TASK MATERIAL:
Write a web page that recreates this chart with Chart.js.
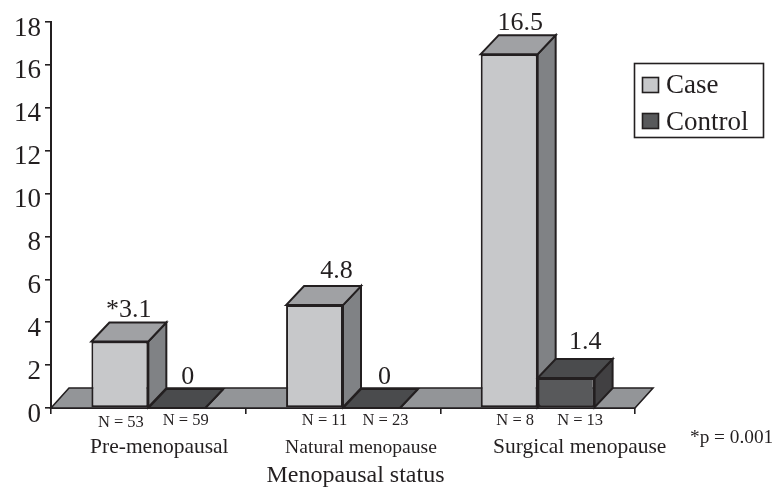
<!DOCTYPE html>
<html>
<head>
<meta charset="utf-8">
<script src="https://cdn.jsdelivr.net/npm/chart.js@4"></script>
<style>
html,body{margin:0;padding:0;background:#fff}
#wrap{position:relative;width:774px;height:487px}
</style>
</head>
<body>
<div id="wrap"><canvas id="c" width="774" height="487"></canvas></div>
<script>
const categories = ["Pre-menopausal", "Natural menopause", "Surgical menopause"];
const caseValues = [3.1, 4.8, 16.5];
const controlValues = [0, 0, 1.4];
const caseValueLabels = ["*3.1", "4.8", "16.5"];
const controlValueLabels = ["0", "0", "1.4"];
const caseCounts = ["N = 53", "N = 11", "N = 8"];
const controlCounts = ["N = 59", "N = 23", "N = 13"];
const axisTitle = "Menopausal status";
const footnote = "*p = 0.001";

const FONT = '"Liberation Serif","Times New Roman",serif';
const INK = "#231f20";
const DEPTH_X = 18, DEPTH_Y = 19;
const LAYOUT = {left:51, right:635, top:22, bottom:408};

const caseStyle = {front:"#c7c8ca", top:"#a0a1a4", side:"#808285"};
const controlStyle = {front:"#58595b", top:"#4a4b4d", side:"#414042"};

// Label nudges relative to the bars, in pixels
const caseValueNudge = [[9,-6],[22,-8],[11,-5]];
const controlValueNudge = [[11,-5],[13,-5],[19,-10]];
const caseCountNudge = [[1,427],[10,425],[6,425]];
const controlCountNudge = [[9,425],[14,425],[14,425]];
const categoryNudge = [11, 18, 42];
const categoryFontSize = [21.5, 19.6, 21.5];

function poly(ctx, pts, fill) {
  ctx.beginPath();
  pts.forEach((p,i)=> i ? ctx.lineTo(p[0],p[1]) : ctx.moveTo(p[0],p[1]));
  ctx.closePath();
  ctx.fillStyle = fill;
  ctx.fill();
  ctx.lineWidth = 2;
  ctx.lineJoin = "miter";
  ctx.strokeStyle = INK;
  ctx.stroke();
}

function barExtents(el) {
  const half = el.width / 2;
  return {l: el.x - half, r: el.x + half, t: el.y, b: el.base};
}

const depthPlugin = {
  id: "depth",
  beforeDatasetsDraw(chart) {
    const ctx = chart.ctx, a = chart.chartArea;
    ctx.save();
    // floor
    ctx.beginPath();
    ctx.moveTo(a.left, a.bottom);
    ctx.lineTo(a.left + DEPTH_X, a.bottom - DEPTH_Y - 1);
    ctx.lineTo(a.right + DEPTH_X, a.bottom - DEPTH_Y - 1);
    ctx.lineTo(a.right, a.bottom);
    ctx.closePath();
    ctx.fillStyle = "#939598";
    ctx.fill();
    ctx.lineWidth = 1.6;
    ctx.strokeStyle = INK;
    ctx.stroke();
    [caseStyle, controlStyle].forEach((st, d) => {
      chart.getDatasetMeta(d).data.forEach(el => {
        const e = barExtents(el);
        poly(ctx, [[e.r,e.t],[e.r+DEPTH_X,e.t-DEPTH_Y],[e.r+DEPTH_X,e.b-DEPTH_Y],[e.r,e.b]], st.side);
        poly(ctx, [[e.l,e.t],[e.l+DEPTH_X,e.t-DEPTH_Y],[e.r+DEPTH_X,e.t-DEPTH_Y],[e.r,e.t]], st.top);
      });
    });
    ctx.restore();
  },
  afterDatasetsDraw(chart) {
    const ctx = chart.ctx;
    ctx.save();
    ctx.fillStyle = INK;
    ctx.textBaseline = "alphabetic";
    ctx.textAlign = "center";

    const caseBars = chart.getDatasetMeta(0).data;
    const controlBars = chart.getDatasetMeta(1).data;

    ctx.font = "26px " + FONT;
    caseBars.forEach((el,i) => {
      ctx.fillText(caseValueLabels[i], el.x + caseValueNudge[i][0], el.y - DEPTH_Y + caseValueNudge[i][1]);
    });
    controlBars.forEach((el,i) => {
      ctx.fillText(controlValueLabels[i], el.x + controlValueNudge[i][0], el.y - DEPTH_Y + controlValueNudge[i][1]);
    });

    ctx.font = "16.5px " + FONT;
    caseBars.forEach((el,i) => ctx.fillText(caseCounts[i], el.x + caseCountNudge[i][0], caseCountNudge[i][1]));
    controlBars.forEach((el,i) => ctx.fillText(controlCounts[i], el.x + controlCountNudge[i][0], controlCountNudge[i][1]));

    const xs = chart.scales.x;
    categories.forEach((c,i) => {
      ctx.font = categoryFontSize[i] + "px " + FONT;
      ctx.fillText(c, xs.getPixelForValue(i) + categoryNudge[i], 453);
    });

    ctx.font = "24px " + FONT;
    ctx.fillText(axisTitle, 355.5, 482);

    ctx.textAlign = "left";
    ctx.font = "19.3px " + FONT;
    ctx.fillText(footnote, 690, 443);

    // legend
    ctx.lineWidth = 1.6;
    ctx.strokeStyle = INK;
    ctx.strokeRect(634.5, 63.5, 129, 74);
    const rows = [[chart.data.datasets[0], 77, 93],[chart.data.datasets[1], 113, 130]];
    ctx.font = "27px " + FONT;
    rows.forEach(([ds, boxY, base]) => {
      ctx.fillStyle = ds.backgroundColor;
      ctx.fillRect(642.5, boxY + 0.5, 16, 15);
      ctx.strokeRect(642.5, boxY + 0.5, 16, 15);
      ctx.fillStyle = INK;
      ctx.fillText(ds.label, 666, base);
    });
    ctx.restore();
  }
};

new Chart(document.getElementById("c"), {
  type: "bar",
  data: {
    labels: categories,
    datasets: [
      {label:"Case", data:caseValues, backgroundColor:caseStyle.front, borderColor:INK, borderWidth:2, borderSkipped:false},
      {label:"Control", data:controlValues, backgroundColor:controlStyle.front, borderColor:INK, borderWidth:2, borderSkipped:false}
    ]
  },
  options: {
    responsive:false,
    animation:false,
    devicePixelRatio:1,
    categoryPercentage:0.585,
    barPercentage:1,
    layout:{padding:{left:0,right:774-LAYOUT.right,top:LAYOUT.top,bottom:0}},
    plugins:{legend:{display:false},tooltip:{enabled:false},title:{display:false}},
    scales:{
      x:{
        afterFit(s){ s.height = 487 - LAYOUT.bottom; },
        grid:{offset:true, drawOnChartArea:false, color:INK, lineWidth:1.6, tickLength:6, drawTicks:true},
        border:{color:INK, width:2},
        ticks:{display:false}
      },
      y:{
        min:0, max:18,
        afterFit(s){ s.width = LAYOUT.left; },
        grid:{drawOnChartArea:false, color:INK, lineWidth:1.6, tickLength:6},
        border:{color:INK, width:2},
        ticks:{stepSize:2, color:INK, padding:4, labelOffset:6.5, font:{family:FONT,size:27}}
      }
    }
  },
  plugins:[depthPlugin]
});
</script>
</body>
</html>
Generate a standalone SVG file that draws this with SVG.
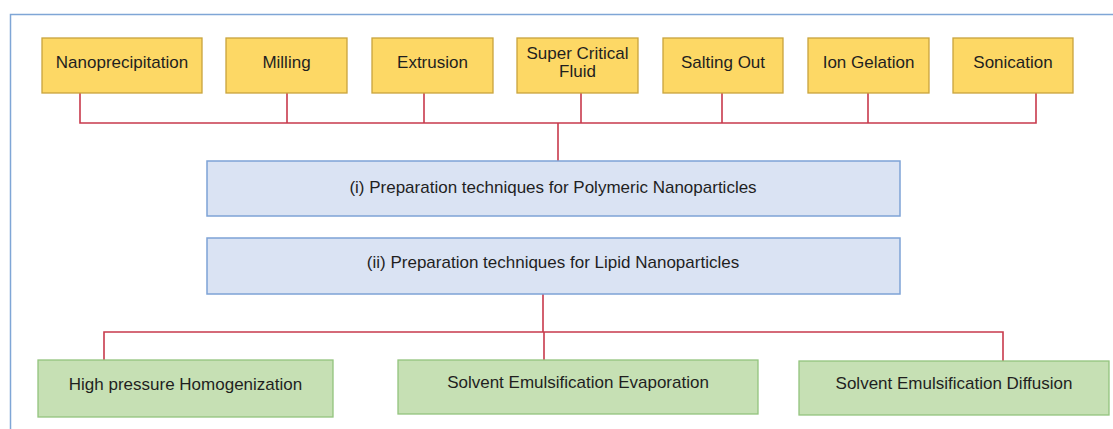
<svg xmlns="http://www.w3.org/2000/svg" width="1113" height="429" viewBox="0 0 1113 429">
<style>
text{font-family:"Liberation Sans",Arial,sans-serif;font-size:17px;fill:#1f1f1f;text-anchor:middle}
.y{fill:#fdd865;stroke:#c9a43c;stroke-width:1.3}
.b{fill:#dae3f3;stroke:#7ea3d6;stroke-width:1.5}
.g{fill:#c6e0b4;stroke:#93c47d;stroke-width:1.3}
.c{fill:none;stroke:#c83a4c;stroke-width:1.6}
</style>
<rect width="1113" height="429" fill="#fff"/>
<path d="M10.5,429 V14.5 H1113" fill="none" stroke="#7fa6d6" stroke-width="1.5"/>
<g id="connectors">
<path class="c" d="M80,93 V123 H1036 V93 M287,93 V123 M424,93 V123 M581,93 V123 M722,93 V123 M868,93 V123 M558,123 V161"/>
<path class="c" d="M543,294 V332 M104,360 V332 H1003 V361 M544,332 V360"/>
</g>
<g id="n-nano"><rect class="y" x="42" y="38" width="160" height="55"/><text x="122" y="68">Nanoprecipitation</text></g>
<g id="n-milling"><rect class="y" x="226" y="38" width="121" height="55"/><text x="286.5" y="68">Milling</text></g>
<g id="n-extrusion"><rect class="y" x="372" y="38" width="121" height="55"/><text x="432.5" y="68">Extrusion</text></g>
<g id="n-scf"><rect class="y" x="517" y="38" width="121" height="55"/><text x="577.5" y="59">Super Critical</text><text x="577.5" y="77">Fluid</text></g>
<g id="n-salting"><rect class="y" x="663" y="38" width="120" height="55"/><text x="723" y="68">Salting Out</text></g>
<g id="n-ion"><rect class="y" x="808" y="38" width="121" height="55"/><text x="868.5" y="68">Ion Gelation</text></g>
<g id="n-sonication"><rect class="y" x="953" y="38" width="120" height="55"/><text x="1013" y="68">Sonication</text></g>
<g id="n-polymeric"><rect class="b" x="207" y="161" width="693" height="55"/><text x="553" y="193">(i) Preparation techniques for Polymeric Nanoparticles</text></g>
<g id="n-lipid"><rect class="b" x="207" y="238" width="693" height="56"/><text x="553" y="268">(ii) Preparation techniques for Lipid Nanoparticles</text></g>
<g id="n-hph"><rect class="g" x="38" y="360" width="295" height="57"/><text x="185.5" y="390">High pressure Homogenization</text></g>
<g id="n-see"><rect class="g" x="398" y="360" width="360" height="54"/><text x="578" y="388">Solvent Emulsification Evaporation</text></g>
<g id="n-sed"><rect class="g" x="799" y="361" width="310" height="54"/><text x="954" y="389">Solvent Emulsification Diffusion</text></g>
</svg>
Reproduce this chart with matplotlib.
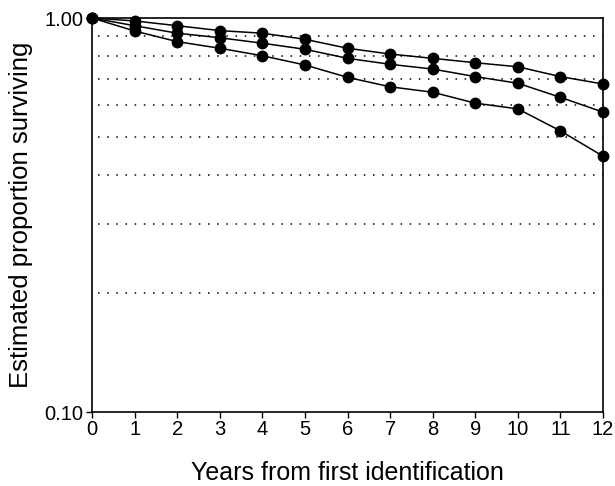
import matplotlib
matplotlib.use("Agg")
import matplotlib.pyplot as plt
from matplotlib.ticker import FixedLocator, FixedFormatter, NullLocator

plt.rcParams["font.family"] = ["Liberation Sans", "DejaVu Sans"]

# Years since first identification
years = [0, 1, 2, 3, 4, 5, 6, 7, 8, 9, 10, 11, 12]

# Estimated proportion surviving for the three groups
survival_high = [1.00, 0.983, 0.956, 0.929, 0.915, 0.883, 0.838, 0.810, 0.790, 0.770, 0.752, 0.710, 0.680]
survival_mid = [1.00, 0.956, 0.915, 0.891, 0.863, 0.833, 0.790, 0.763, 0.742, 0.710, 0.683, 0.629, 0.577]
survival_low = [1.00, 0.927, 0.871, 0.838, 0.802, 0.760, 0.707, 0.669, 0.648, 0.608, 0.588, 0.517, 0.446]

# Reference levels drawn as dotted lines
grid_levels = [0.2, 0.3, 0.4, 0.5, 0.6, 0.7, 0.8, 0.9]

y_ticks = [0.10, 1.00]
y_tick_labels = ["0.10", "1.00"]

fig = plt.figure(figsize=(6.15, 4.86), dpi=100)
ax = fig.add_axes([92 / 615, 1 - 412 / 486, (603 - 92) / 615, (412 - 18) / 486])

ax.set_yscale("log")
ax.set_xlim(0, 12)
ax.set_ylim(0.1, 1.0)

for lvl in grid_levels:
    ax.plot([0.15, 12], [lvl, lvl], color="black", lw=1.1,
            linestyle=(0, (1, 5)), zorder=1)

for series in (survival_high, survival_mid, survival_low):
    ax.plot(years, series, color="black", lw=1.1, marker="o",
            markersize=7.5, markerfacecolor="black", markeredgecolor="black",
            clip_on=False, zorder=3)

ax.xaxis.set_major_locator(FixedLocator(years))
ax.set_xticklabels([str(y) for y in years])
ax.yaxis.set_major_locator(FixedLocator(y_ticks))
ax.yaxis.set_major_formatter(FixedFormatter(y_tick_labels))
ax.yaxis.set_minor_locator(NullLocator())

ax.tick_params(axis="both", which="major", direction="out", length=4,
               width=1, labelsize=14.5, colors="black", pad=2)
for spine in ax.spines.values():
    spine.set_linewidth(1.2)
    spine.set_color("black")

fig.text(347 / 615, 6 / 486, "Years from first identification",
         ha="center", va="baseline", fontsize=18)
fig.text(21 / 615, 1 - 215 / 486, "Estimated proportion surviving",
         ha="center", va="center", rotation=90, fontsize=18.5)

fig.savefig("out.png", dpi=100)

BRIEF:
In the listing, find every line containing the word "that" and list it.

COMPLETE RESPONSE:
Write a web page that recreates this chart with Chart.js.
Generate a standalone SVG file that draws this with SVG.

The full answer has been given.